モデルの出力もPointアトリビュートとボリュームの形式で出力され、これを再構築で直接使用したり、再構築のベースとして使用することができます。
このML Deformerの場合では、モデルの結果は、PCAウェイトを含んだ浮動小数点Pointアトリビュートで構成されています。
これらのウェイトをPCAの基底と組み合わせることで、線形ブレンドスキニングの前にスキンメッシュの静止形状に適用可能なディスプレイスメントを構築することができます。
ディープラーニングの代替 ¶
ML Regression Train TOPと
ML Regression Inference TOPのMLノードは、ディープラーニングのカテゴリに分類され、
それぞれ隠れ層(Hidden Layer)を持つニューラルネットワークがトレーニングされ、それが推論に使用されています。
ニューラルネットワークをトレーニングせずにラベル付きサンプルで構成されたデータセットを使用する代替のML手法があります。

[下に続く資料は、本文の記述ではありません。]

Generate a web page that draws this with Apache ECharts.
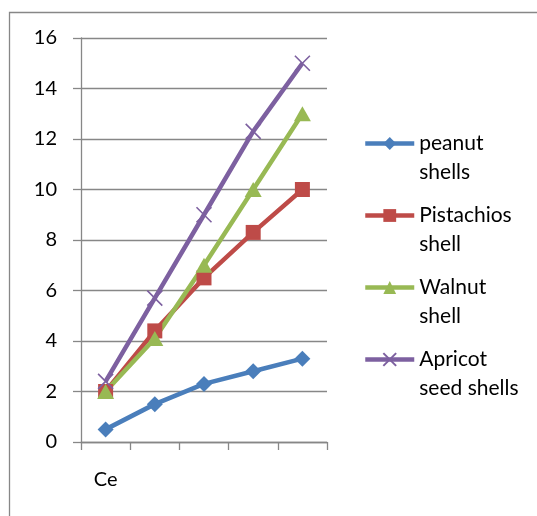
<!DOCTYPE html>
<html>
<head>
<meta charset="utf-8">
<script src="https://cdn.jsdelivr.net/npm/echarts@6/dist/echarts.min.js"></script>
<style>
  html, body { margin: 0; padding: 0; background: #fff; }
  #chart { width: 537px; height: 516px; }
</style>
</head>
<body>
<div id="chart"></div>
<script>
// Category axis: only the first position carries a label
const categories = ['Ce', '', '', '', ''];

// Measured values per shell type
const peanutShells = [0.5, 1.5, 2.3, 2.8, 3.3];
const pistachiosShell = [2.0, 4.4, 6.5, 8.3, 10.0];
const walnutShell = [2.0, 4.1, 7.0, 10.0, 13.0];
const apricotSeedShells = [2.4, 5.7, 9.0, 12.3, 15.0];

// Value axis range
const yMin = 0;
const yMax = 16;
const yStep = 2;

const FONT = 'Lato, "Liberation Sans", sans-serif';
const AXIS_GRAY = '#878787';

const chart = echarts.init(document.getElementById('chart'), null, { renderer: 'canvas' });

function lineSeries(name, data, color, symbol, size, extraItem) {
  return {
    name: name,
    type: 'line',
    data: data,
    symbol: symbol,
    symbolSize: size,
    showSymbol: true,
    lineStyle: { color: color, width: 4.5 },
    itemStyle: Object.assign({ color: color }, extraItem || {}),
    emphasis: { disabled: true },
    animation: false
  };
}

const crossPath = 'path://M0,0L10,10M10,0L0,10';

chart.setOption({
  backgroundColor: '#ffffff',
  animation: false,
  textStyle: { fontFamily: FONT },
  grid: { left: 81, top: 38, width: 246, height: 404, containLabel: false },
  graphic: [{
    type: 'rect',
    shape: { x: 9.5, y: 12.5, width: 700, height: 700 },
    style: { fill: 'none', stroke: AXIS_GRAY, lineWidth: 1.3 },
    silent: true,
    z: -10
  }],
  legend: {
    orient: 'vertical',
    left: 363,
    top: 100,
    padding: 0,
    itemWidth: 49,
    itemHeight: 16,
    itemGap: -15,
    selectedMode: false,
    lineStyle: { width: 4.5 },
    formatter: function (name) { return '\n' + name.replace(' ', '\n'); },
    textStyle: { fontFamily: FONT, fontSize: 21, lineHeight: 29, color: '#000' },
    data: ['peanut shells', 'Pistachios shell', 'Walnut shell', 'Apricot seed shells']
  },
  xAxis: {
    type: 'category',
    data: categories,
    boundaryGap: true,
    axisLine: { show: true, lineStyle: { color: AXIS_GRAY, width: 1.3 } },
    axisTick: { show: true, length: 8, interval: 0, lineStyle: { color: AXIS_GRAY, width: 1.3 } },
    axisLabel: { interval: 0, margin: 28, fontSize: 20, color: '#000', fontFamily: FONT },
    splitLine: { show: false }
  },
  yAxis: {
    type: 'value',
    min: yMin,
    max: yMax,
    interval: yStep,
    axisLine: { show: true, lineStyle: { color: AXIS_GRAY, width: 1.3 } },
    axisTick: { show: true, length: 8, lineStyle: { color: AXIS_GRAY, width: 1.3 } },
    axisLabel: { margin: 24, fontSize: 20, color: '#000', fontFamily: FONT },
    splitLine: { show: true, lineStyle: { color: AXIS_GRAY, width: 1.3 } }
  },
  series: [
    lineSeries('peanut shells', peanutShells, '#4A7EBB', 'diamond', 16),
    lineSeries('Pistachios shell', pistachiosShell, '#BE4B48', 'rect', 15),
    lineSeries('Walnut shell', walnutShell, '#98B954', 'triangle', [17, 15]),
    lineSeries('Apricot seed shells', apricotSeedShells, '#7D60A0', crossPath, 15,
      { borderColor: '#7D60A0', borderWidth: 1.6 })
  ]
});
</script>
</body>
</html>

これらの手法の1つは、入力空間内の近接度に基づいています。
そこでは、ラベル付きサンプルのセットから、照会入力に最も近い入力コンポーネントを持つラベル付きサンプルを検索します。
そして、ML Regression Proximityを使用して、そのラベル付きサンプルに呼応するターゲットを出力としてレポートします。
このノードの1番目の入力には回帰データセット、2番目の入力には照会入力が必要です。
以前にディスクに書き出された回帰データセットは、
ML Example Import SOPを使用して読み込むことができ、そして、その出力を
ML Regression Proximity SOPの1番目の入力に接続します。
ML Regression Proximity SOPは、入力の次元が低いディープラーニングの便利な代替手段になります。
ML Regression Proximity SOPは、データセットの整合性を検証するトラブル対応のツールとしても役に立ちます。